Le conseguenze della guerra sono ancora più drammatiche sui minori. Molti bambini sfollati hanno passato i primi mesi del conflitto in isolamento con la famiglia e sono stati poi costretti a fuggire lasciandosi dietro tutto ciò che costituiva la loro quotidianità: la casa, la scuola, gli amici. Ci sono bambini che non vanno più a scuola in presenza dal 2022, cioè dall’inizio del conflitto, o addirittura dal 2020, quando la pandemia di Covid-19 ha fermato tutto. La maggior parte delle scuole sono state chiuse perché non abbastanza sicure o attrezzate con rifugi anti-bomba. Altri, si alternano nelle lezioni tra mattina e pomeriggio, poiché le strutture di rifugi di emergenza non sono abbastanza grandi da poter accogliere tutti in caso di attacchi. 

L’isolamento e i traumi della guerra impediscono un corretto sviluppo cognitivo, emotivo, sociale e fisico. Ci sono bambini e bambine che non parlano tra di loro, che faticano a relazionarsi o che hanno un attaccamento morboso ai genitori. 

Sicuramente nelle “newly accessible areas” -aree che, dopo periodi prolungati di conflitto intenso, sono diventate accessibili solo di recente- abbiamo rilevato che le persone presentano problematiche psicologiche diverse rispetto a quelle che vivono nelle aree più lontane dal fronte, come Odessa. Il “trauma da frontline” è più vivo e immediato da identificare, mentre a Odessa i traumi sono latenti. 
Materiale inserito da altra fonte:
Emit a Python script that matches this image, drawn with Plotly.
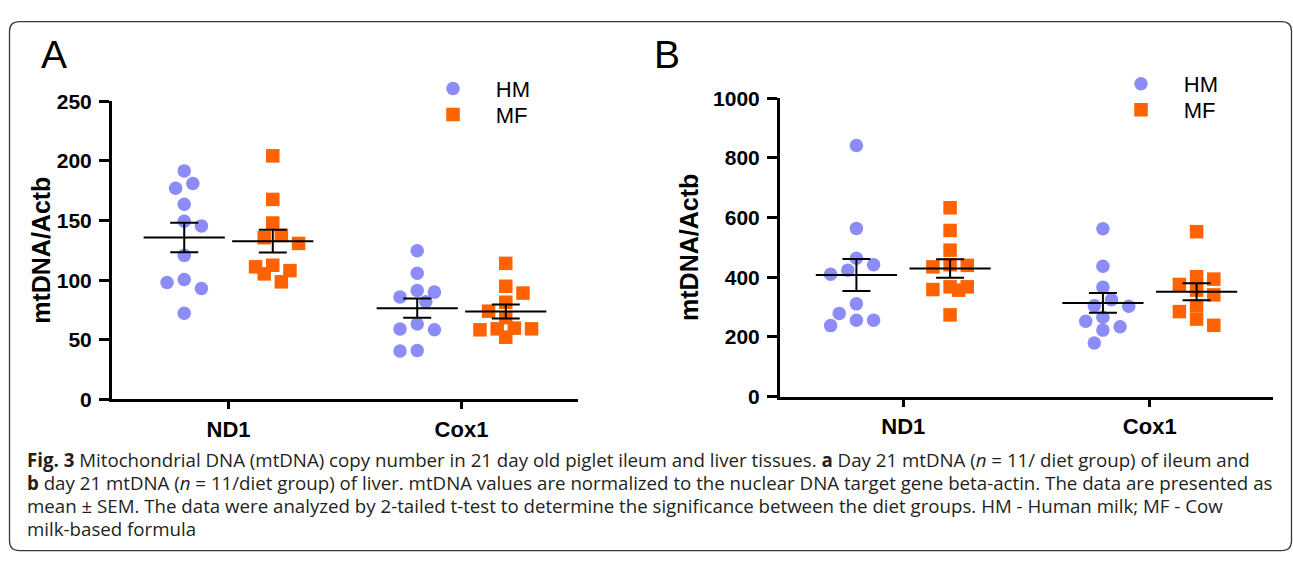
import numpy as np
import plotly.graph_objects as go

# ---------------- data ----------------
categories = ["ND1", "Cox1"]
groups = ["HM", "MF"]

ileum_HM_ND1 = [191.6, 181.1, 177.1, 163.7, 149.3, 145.5, 120.8, 100.5, 98.1, 93.0, 72.3]
ileum_MF_ND1 = [204.2, 167.7, 147.9, 137.5, 135.6, 130.8, 112.5, 111.2, 108.0, 105.3, 98.6]
ileum_HM_Cox1 = [124.6, 105.8, 91.4, 90.0, 86.0, 82.0, 63.2, 59.0, 58.4, 41.0, 40.7]
ileum_MF_Cox1 = [114.1, 94.9, 89.2, 81.5, 74.0, 68.6, 59.8, 59.2, 59.2, 58.4, 52.2]

liver_HM_ND1 = [842, 564, 464, 442, 424, 410, 311, 279, 256, 256, 238]
liver_MF_ND1 = [633, 557, 491, 442, 440, 435, 368, 368, 359, 357, 274]
liver_HM_Cox1 = [563, 437, 367, 325, 305, 303, 266, 253, 234, 223, 180]
liver_MF_Cox1 = [553, 402, 394, 376, 357, 341, 305, 285, 260, 239]

ileum_ticks = [0, 50, 100, 150, 200, 250]
liver_ticks = [0, 200, 400, 600, 800, 1000]

y_title = "mtDNA/Actb"
caption_lines = [
    "<b>Fig. 3</b> Mitochondrial DNA (mtDNA) copy number in 21 day old piglet ileum and liver tissues. "
    "<b>a</b> Day 21 mtDNA (<i>n</i> = 11/ diet group) of ileum and",
    "<b>b</b> day 21 mtDNA (<i>n</i> = 11/diet group) of liver. mtDNA values are normalized to the nuclear "
    "DNA target gene beta-actin. The data are presented as",
    "mean ± SEM. The data were analyzed by 2-tailed t-test to determine the significance between the "
    "diet groups. HM - Human milk; MF - Cow",
    "milk-based formula",
]

# ---------------- layout helpers ----------------
W, H = 1293, 563
def px2x(px):
    return px / W
def py2y(py):
    return 1 - py / H

FONT = "Liberation Sans, Arial, sans-serif"
HM_COLOR = "#8c8cf8"
MF_COLOR = "#ff6200"
MARK = 13.5

# panel geometry (pixels)
panels = {
    "A": dict(x0=112, x1=578, ytop=93, ybot=404, ymax=250, ticks=ileum_ticks,
              data={"HM": [ileum_HM_ND1, ileum_HM_Cox1], "MF": [ileum_MF_ND1, ileum_MF_Cox1]}),
    "B": dict(x0=780, x1=1273, ytop=90, ybot=401, ymax=1000, ticks=liver_ticks,
              data={"HM": [liver_HM_ND1, liver_HM_Cox1], "MF": [liver_MF_ND1, liver_MF_Cox1]}),
}


def swarm_offsets(vals, px_per_val, thr, step):
    """Simple beeswarm: horizontal pixel offsets (multiples of step) limiting overlap."""
    n = len(vals)
    ys = [v * px_per_val for v in vals]
    order = sorted(range(n), key=lambda i: -vals[i])
    placed, off = [], [0.0] * n
    side = 1
    for i in order:
        cands = [0, side, -side, 2 * side, -2 * side, 3 * side, -3 * side]
        best, best_pen = 0, None
        for c in cands:
            x = c * step
            dmin = min([np.hypot(x - px, ys[i] - py) for px, py in placed] or [1e9])
            pen = max(0.0, thr - dmin)
            if pen == 0:
                best, best_pen = c, 0
                break
            if best_pen is None or pen < best_pen - 1e-9:
                best, best_pen = c, pen
        if best != 0:
            side = -side
        placed.append((best * step, ys[i]))
        off[i] = best * step
    return off


fig = go.Figure()
group_shift = {"HM": -0.19, "MF": 0.19}
symbols = {"HM": "circle", "MF": "square"}
colors = {"HM": HM_COLOR, "MF": MF_COLOR}
legend_ids = {("A", "HM"): "legend", ("A", "MF"): "legend2",
              ("B", "HM"): "legend3", ("B", "MF"): "legend4"}
PAD = "\u00a0\u00a0\u00a0\u2009"

for pi, (pname, p) in enumerate(panels.items()):
    xa = "x" if pi == 0 else "x2"
    ya = "y" if pi == 0 else "y2"
    unit_px = (p["x1"] - p["x0"]) / 2.0          # px per category unit (range -0.5..1.5)
    px_per_val = (p["ybot"] - p["ytop"]) / p["ymax"]
    for g in groups:
        xs, ys = [], []
        for ci, vals in enumerate(p["data"][g]):
            offs = swarm_offsets(vals, px_per_val, 13.5, 8.6)
            xs += [ci + group_shift[g] + o / unit_px for o in offs]
            ys += list(vals)
        fig.add_trace(go.Scatter(
            x=xs, y=ys, mode="markers", name=PAD + g,
            xaxis=xa, yaxis=ya, legend=legend_ids[(pname, g)],
            marker=dict(symbol=symbols[g], size=MARK, color=colors[g], line=dict(width=0)),
            hoverinfo="y", cliponaxis=False,
        ))
    # mean +/- SEM
    for g in groups:
        mx, my, me = [], [], []
        for ci, vals in enumerate(p["data"][g]):
            arr = np.asarray(vals, dtype=float)
            mx.append(ci + group_shift[g])
            my.append(arr.mean())
            me.append(arr.std(ddof=1) / np.sqrt(len(arr)))
        fig.add_trace(go.Scatter(
            x=mx, y=my, mode="markers", showlegend=False, xaxis=xa, yaxis=ya,
            marker=dict(symbol="line-ew", size=58, color="black",
                        line=dict(width=2, color="black")),
            error_y=dict(type="data", array=me, visible=True, color="black",
                         thickness=2, width=14),
            hoverinfo="y", cliponaxis=False,
        ))

axis_common = dict(showline=True, linewidth=3, linecolor="black", showgrid=False,
                   zeroline=False, ticks="outside", tickwidth=3, tickcolor="black",
                   fixedrange=True)

for pi, (pname, p) in enumerate(panels.items()):
    sx = "" if pi == 0 else "2"
    fig.update_layout(**{
        "xaxis" + sx: dict(axis_common, domain=[px2x(p["x0"]), px2x(p["x1"])],
                           range=[-0.5, 1.5], tickvals=[0, 1], ticktext=categories,
                           ticklen=7, ticklabelstandoff=1,
                           tickfont=dict(family=FONT, size=22, color="black", weight="bold"),
                           anchor="y" + sx),
        "yaxis" + sx: dict(axis_common, domain=[py2y(p["ybot"]), py2y(p["ytop"])],
                           range=[0, p["ymax"]], tickvals=p["ticks"],
                           ticklen=10, ticklabelstandoff=3,
                           tickfont=dict(family=FONT, size=21, color="black", weight="bold"),
                           anchor="x" + sx),
    })

legend_common = dict(xanchor="left", yanchor="middle", bgcolor="rgba(0,0,0,0)",
                     borderwidth=0, font=dict(family=FONT, size=22, color="black"),
                     itemclick=False, itemdoubleclick=False)
fig.update_layout(
    legend=dict(legend_common, x=px2x(433), y=py2y(80)),
    legend2=dict(legend_common, x=px2x(433), y=py2y(107)),
    legend3=dict(legend_common, x=px2x(1121), y=py2y(75)),
    legend4=dict(legend_common, x=px2x(1121), y=py2y(102)),
)

annotations = [
    dict(text="A", x=px2x(39), y=py2y(44), xanchor="left", yanchor="middle",
         font=dict(family=FONT, size=39, color="black")),
    dict(text="B", x=px2x(652), y=py2y(44), xanchor="left", yanchor="middle",
         font=dict(family=FONT, size=39, color="black")),
    dict(text=y_title, x=px2x(41), y=py2y(249), textangle=-90, xanchor="center", yanchor="middle",
         font=dict(family=FONT, size=25, color="black", weight="bold")),
    dict(text=y_title, x=px2x(689), y=py2y(246), textangle=-90, xanchor="center", yanchor="middle",
         font=dict(family=FONT, size=25, color="black", weight="bold")),
]
for i, line in enumerate(caption_lines):
    annotations.append(dict(text=line, x=px2x(25), y=py2y(467 + 24 * i), xanchor="left",
                            yanchor="middle", align="left",
                            font=dict(family="Open Sans, sans-serif", size=18.7, color="#231f20")))
for a in annotations:
    a.update(xref="paper", yref="paper", showarrow=False)

# rounded frame
L, T, R, B, r = 9.5, 10, 1291.5, 561.5, 10
pts = [("M", L + r, T), ("L", R - r, T), ("Q", R, T, R, T + r), ("L", R, B - r),
       ("Q", R, B, R - r, B), ("L", L + r, B), ("Q", L, B, L, B - r), ("L", L, T + r),
       ("Q", L, T, L + r, T)]
path = ""
for cmd in pts:
    c, coords = cmd[0], cmd[1:]
    xy = []
    for k in range(0, len(coords), 2):
        xy.append(f"{px2x(coords[k]):.5f},{py2y(coords[k + 1]):.5f}")
    path += c + " " + " ".join(xy) + " "
path += "Z"

fig.update_layout(
    width=W, height=H, autosize=False,
    margin=dict(l=0, r=0, t=0, b=0, pad=0),
    paper_bgcolor="white", plot_bgcolor="white",
    annotations=annotations,
    shapes=[dict(type="path", path=path, xref="paper", yref="paper",
                 line=dict(color="#3a3a3a", width=1.3), fillcolor="rgba(0,0,0,0)")],
    hovermode="closest",
)

fig.write_html("out.html", config={"displayModeBar": False})
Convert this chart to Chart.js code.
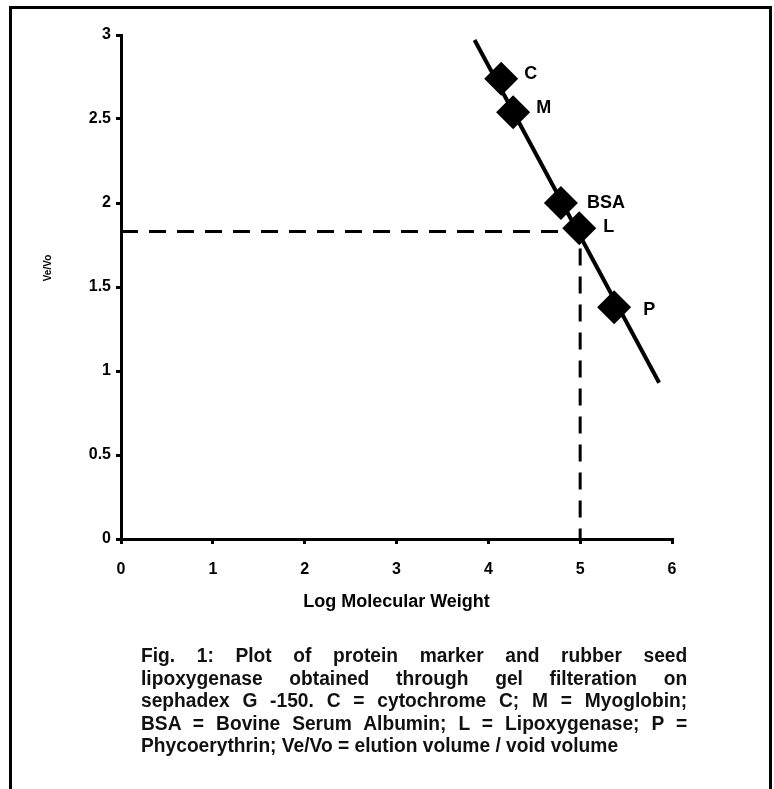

Nell’Oblast di Kherson, le persone hanno vissuto traumi inimmaginabili, hanno visto le proprie case distrutte, alcuni hanno assistito alla morte dei loro parenti. Qui forniamo supporto psicologico attraverso due squadre di protection, costituite da assistenti sociali e psicologi, che cercano di comprendere quali siano i principali bisogni delle persone o delle famiglie che assistiamo per poi rimandarle a servizi specializzati oppure fornire loro beni di prima necessità come vestiti invernali o letti. Le nostre attività si focalizzano su aree remote e rurali, dove la prima cosa che si nota, a colpo d’occhio, è la distruzione. 

Sia nella regione di Kherson che di Odessa forniamo supporto psicologico alle persone sfollate e anche alle persone che rimangono nelle loro città ma che sono rimaste sole. Tra queste, le donne i cui mariti sono stati reclutati per andare a combattere al fronte. Dalle nostre sessioni di supporto psicologico di gruppo fuoriescono quotidianamente sentimenti di ansia e tristezza, mancanza di speranza, difficoltà a dormire, affaticamento, irritabilità o rabbia oltre a diversi sintomi psicosomatici. Con il tempo siamo riusciti a creare uno spazio di ascolto e condivisione, un appuntamento fisso per famiglie, bambini e persone sole che non possono trovare conforto altrove. 

Dal 2022 abbiamo assistito circa 5mila persone, tra donne, uomini e bambini. Un team specializzato di psicologhe e operatrici sociali ha creato inoltre uno spazio stabile di ascolto sul quale le persone possono fare affidamento e svolgere un percorso duraturo. Inoltre, per raggiungere le persone più vulnerabili e più lontane, lavoriamo anche con delle unità mobili di primo soccorso psicologico sul campo, che intervengono in caso di emergenze. Prevediamo di raggiungere, con il sostegno di AICS, altre 4mila persone nei prossimi sei mesi negli Oblast di Odessa e Kherson.